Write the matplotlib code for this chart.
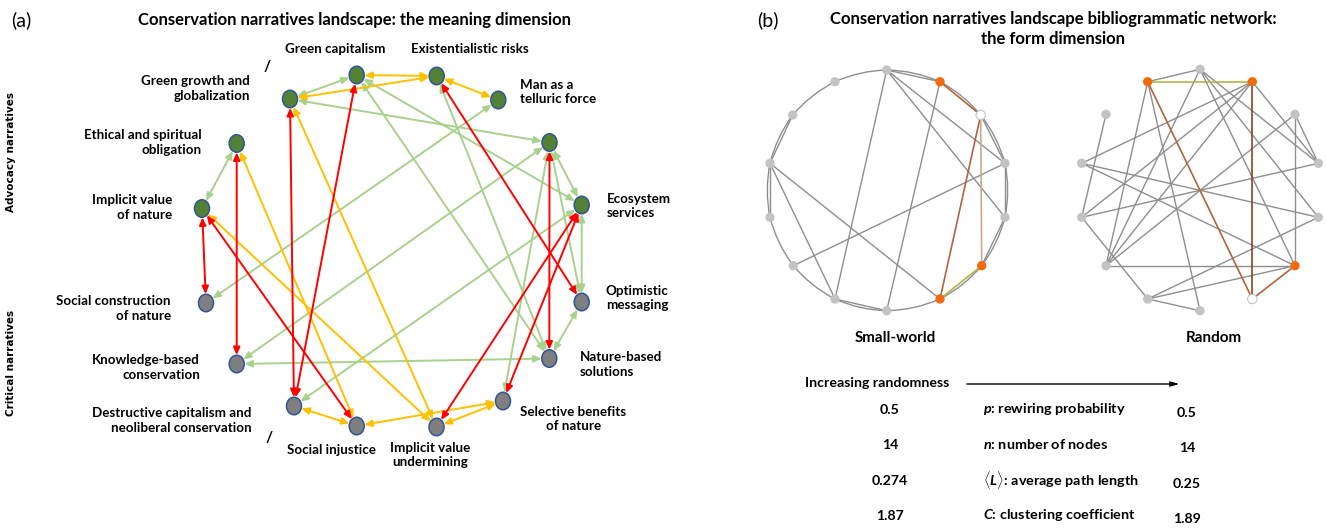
import matplotlib
matplotlib.use('Agg')
import matplotlib.pyplot as plt
from matplotlib.patches import Ellipse, FancyArrowPatch

plt.rcParams['font.family'] = ['Lato', 'DejaVu Sans']
plt.rcParams['mathtext.fontset'] = 'custom'
plt.rcParams['mathtext.it'] = 'Lato:italic:bold'
plt.rcParams['mathtext.rm'] = 'Lato:bold'

# ---- panel (a): meaning network (positions in pixels) ----
node_keys = ['GC', 'ER', 'MT', 'GG', 'ES', 'UR', 'EC', 'IV',
             'SC', 'OM', 'KB', 'NB', 'DC', 'SB', 'SI', 'IU']
node_x = [356.7, 436.7, 498.3, 290, 236.7, 549.5, 581.7, 202,
          206, 581.7, 236.7, 549.3, 294, 503, 356.7, 436.5]
node_y = [75, 76, 100, 99, 143.5, 142.5, 205, 208.5,
          303, 302, 364, 358.5, 406, 401, 426, 427]
node_group = ['advocacy'] * 8 + ['critical'] * 8

edges_yellow = [('GC', 'ER'), ('GG', 'ER'), ('ER', 'MT'), ('GG', 'IU'), ('ES', 'SI'),
                ('IV', 'IU'), ('DC', 'SI'), ('SI', 'SB'), ('IU', 'SB')]
edges_green = [('GC', 'GG'), ('GG', 'UR'), ('GC', 'EC'), ('GC', 'NB'), ('ER', 'NB'),
               ('MT', 'SC'), ('UR', 'KB'), ('UR', 'SB'), ('UR', 'EC'), ('UR', 'OM'),
               ('EC', 'OM'), ('EC', 'DC'), ('OM', 'NB'), ('KB', 'NB'), ('ES', 'IV')]
edges_red = [('GG', 'DC'), ('GC', 'DC'), ('ES', 'KB'), ('IV', 'SC'), ('IV', 'SI'),
             ('ER', 'OM'), ('UR', 'NB'), ('EC', 'IU'), ('EC', 'SB')]

label_text = ['Green capitalism', 'Existentialistic risks', 'Green growth and\nglobalization',
              'Man as a\ntelluric force', 'Ethical and spiritual\nobligation',
              'Implicit value\nof nature', 'Ecosystem\nservices', 'Social construction\nof nature',
              'Optimistic\nmessaging', 'Knowledge-based\nconservation', 'Nature-based\nsolutions',
              'Destructive capitalism and\nneoliberal conservation', 'Selective benefits\nof nature',
              'Social injustice', 'Implicit value\nundermining']
label_x = [335, 470, 250, 520, 202, 172, 607, 171, 606, 200, 580, 251.5, 573.5, 331, 430.6]
label_y = [49, 49, 88.5, 92, 142.5, 207.5, 206, 308.5, 298, 367.5, 364.5, 420.5, 419, 450, 455]
label_ha = ['center', 'center', 'right', 'left', 'right', 'right', 'left', 'right',
            'left', 'right', 'left', 'right', 'center', 'center', 'center']

# ---- panel (b): small-world and random networks ----
sw_x = [886.7, 940, 980.7, 1005, 1005, 981.7, 940, 886.7, 835, 793.3, 770, 770, 792.7, 835]
sw_y = [70, 81.7, 115, 163.3, 217.3, 265.7, 299, 310.7, 299, 265.7, 217.3, 163.3, 115, 81.7]
sw_color = ['grey', 'orange', 'white', 'grey', 'grey', 'orange', 'orange',
            'grey', 'grey', 'grey', 'grey', 'grey', 'grey', 'grey']
sw_chords = [(0, 1), (2, 3), (3, 4), (4, 5), (7, 8), (10, 11), (11, 12),
             (0, 8), (0, 3), (0, 4), (1, 7), (9, 3), (11, 6), (11, 8)]
sw_colored = [((1, 2), 'brown'), ((2, 6), 'brown'), ((2, 5), 'tan'), ((5, 6), 'olive')]

rnd_x = [1200, 1252.3, 1295, 1318.3, 1318.3, 1295, 1252.3, 1200, 1147.7, 1106, 1081.7, 1081.7, 1106, 1147.7]
rnd_y = [69.3, 81.7, 114.3, 163.3, 217.3, 265.7, 299, 310.7, 299, 265.7, 217.3, 163.3, 114.3, 81.7]
rnd_color = ['grey', 'orange', 'grey', 'grey', 'grey', 'orange', 'white',
             'grey', 'grey', 'grey', 'grey', 'grey', 'grey', 'orange']
rnd_edges = [(13, 0), (13, 9), (13, 7), (0, 9), (0, 3), (0, 5), (0, 4), (1, 3), (1, 11),
             (1, 10), (1, 9), (12, 10), (2, 5), (2, 3), (2, 9), (3, 10), (11, 4), (11, 5),
             (4, 8), (9, 5), (5, 8), (10, 8), (8, 7)]
rnd_colored = [((13, 1), 'olive'), ((13, 6), 'brown'), ((1, 6), 'darkbrown'), ((5, 6), 'brown')]

table_left = ['0.5', '14', '0.274', '1.87']
table_mid = [r'$\mathit{p}$: rewiring probability', r'$\mathit{n}$: number of nodes',
             r'$\langle \mathit{L} \rangle$: average path length', r'$\mathit{C}$: clustering coefficient']
table_right = ['0.5', '14', '0.25', '1.89']
table_y = [410, 445, 481, 516]

node_fill = {'advocacy': '#548235', 'critical': '#7f7f7f'}
edge_col = {'yellow': '#ffc000', 'green': '#a9d18e', 'red': '#ff0000'}
net_fill = {'grey': '#c3c3c3', 'orange': '#f26a10', 'white': '#ffffff'}
net_edge = {'brown': '#b0643a', 'tan': '#c9a990', 'olive': '#b3b347', 'darkbrown': '#8a4420'}

fig = plt.figure(figsize=(13.27, 5.3), dpi=100)
ax = fig.add_axes([0, 0, 1, 1])
ax.set_xlim(0, 1327)
ax.set_ylim(530, 0)
ax.axis('off')

# nodes of panel (a)
patches = {}
for k, x, y, g in zip(node_keys, node_x, node_y, node_group):
    e = Ellipse((x, y), 15, 17.5, fc=node_fill[g], ec='#2f5597', lw=1.1, zorder=3)
    ax.add_patch(e)
    patches[k] = (e, x, y)

for edges, c in [(edges_green, 'green'), (edges_yellow, 'yellow'), (edges_red, 'red')]:
    for a, b in edges:
        ea, xa, ya = patches[a]
        eb, xb, yb = patches[b]
        arr = FancyArrowPatch((xa, ya), (xb, yb), patchA=ea, patchB=eb,
                              shrinkA=0.5, shrinkB=0.5, mutation_scale=10,
                              arrowstyle='<|-|>,head_length=0.45,head_width=0.2',
                              color=edge_col[c], lw=1.4, zorder=2)
        ax.add_patch(arr)

for t, x, y, ha in zip(label_text, label_x, label_y, label_ha):
    ax.text(x, y, t, ha=ha, va='center', fontsize=9.6, fontweight='bold', linespacing=1.25)

ax.text(266.7, 67, '/', ha='center', va='center', fontsize=11, fontweight='bold')
ax.text(269, 438, '/', ha='center', va='center', fontsize=11, fontweight='bold')

ax.text(21, 20, '(a)', ha='center', va='center', fontsize=14)
ax.text(355, 20, 'Conservation narratives landscape: the meaning dimension',
        ha='center', va='center', fontsize=12, fontweight='bold')
ax.text(11, 152, 'Advocacy narratives', rotation=90, ha='center', va='center',
        fontsize=7.5, fontweight='bold', family='DejaVu Sans')
ax.text(11, 363, 'Critical narratives', rotation=90, ha='center', va='center',
        fontsize=7.5, fontweight='bold', family='DejaVu Sans')


# networks of panel (b)
def draw_net(xs, ys, colors, straight, colored, ring):
    n = len(xs)
    if ring:
        for i in range(n):
            j = (i + 1) % n
            ax.add_patch(FancyArrowPatch((xs[i], ys[i]), (xs[j], ys[j]), arrowstyle='-',
                                         connectionstyle='arc3,rad=-0.1', color='#8e8e8e',
                                         lw=1.0, shrinkA=0, shrinkB=0, zorder=2))
    for i, j in straight:
        ax.plot([xs[i], xs[j]], [ys[i], ys[j]], color='#8e8e8e', lw=1.0, zorder=2)
    for (i, j), c in colored:
        ax.plot([xs[i], xs[j]], [ys[i], ys[j]], color=net_edge[c], lw=1.2, zorder=2.5)
    ax.scatter(xs, ys, s=45, c=[net_fill[c] for c in colors],
               edgecolors=['#c3c3c3' if c == 'white' else 'none' for c in colors],
               linewidths=0.8, zorder=3)


draw_net(sw_x, sw_y, sw_color, sw_chords, sw_colored, True)
draw_net(rnd_x, rnd_y, rnd_color, rnd_edges, rnd_colored, False)

ax.text(768, 20, '(b)', ha='center', va='center', fontsize=14)
ax.text(1053, 29, 'Conservation narratives landscape bibliogrammatic network:\nthe form dimension',
        ha='center', va='center', fontsize=12, fontweight='bold', linespacing=1.3)
ax.text(895, 338, 'Small-world', ha='center', va='center', fontsize=11, fontweight='bold')
ax.text(1214, 338, 'Random', ha='center', va='center', fontsize=11, fontweight='bold')

ax.text(805, 383, 'Increasing randomness', ha='left', va='center', fontsize=10.2, fontweight='bold')
ax.annotate('', xy=(1182, 384), xytext=(964, 384),
            arrowprops=dict(arrowstyle='-|>,head_length=0.5,head_width=0.15', color='black', lw=1.0))

for i, y in enumerate(table_y):
    ax.text(890, y, table_left[i], ha='center', va='center', fontsize=10.2, fontweight='bold')
    ax.text(983, y - 1, table_mid[i], ha='left', va='center', fontsize=10.4, fontweight='bold')
    ax.text(1187, y + 3, table_right[i], ha='center', va='center', fontsize=10.2, fontweight='bold')

fig.savefig('out.png', dpi=100)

# Your goal
The lines from the top of the data above through the one holding "('ER', 'OM'), ('UR', 'NB'), ('EC', 'IU'), ('EC', 'SB')]" are to be repeated exactly, and only those, with no pictures.

# Correct result
Write the matplotlib code for this chart.
import matplotlib
matplotlib.use('Agg')
import matplotlib.pyplot as plt
from matplotlib.patches import Ellipse, FancyArrowPatch

plt.rcParams['font.family'] = ['Lato', 'DejaVu Sans']
plt.rcParams['mathtext.fontset'] = 'custom'
plt.rcParams['mathtext.it'] = 'Lato:italic:bold'
plt.rcParams['mathtext.rm'] = 'Lato:bold'

# ---- panel (a): meaning network (positions in pixels) ----
node_keys = ['GC', 'ER', 'MT', 'GG', 'ES', 'UR', 'EC', 'IV',
             'SC', 'OM', 'KB', 'NB', 'DC', 'SB', 'SI', 'IU']
node_x = [356.7, 436.7, 498.3, 290, 236.7, 549.5, 581.7, 202,
          206, 581.7, 236.7, 549.3, 294, 503, 356.7, 436.5]
node_y = [75, 76, 100, 99, 143.5, 142.5, 205, 208.5,
          303, 302, 364, 358.5, 406, 401, 426, 427]
node_group = ['advocacy'] * 8 + ['critical'] * 8

edges_yellow = [('GC', 'ER'), ('GG', 'ER'), ('ER', 'MT'), ('GG', 'IU'), ('ES', 'SI'),
                ('IV', 'IU'), ('DC', 'SI'), ('SI', 'SB'), ('IU', 'SB')]
edges_green = [('GC', 'GG'), ('GG', 'UR'), ('GC', 'EC'), ('GC', 'NB'), ('ER', 'NB'),
               ('MT', 'SC'), ('UR', 'KB'), ('UR', 'SB'), ('UR', 'EC'), ('UR', 'OM'),
               ('EC', 'OM'), ('EC', 'DC'), ('OM', 'NB'), ('KB', 'NB'), ('ES', 'IV')]
edges_red = [('GG', 'DC'), ('GC', 'DC'), ('ES', 'KB'), ('IV', 'SC'), ('IV', 'SI'),
             ('ER', 'OM'), ('UR', 'NB'), ('EC', 'IU'), ('EC', 'SB')]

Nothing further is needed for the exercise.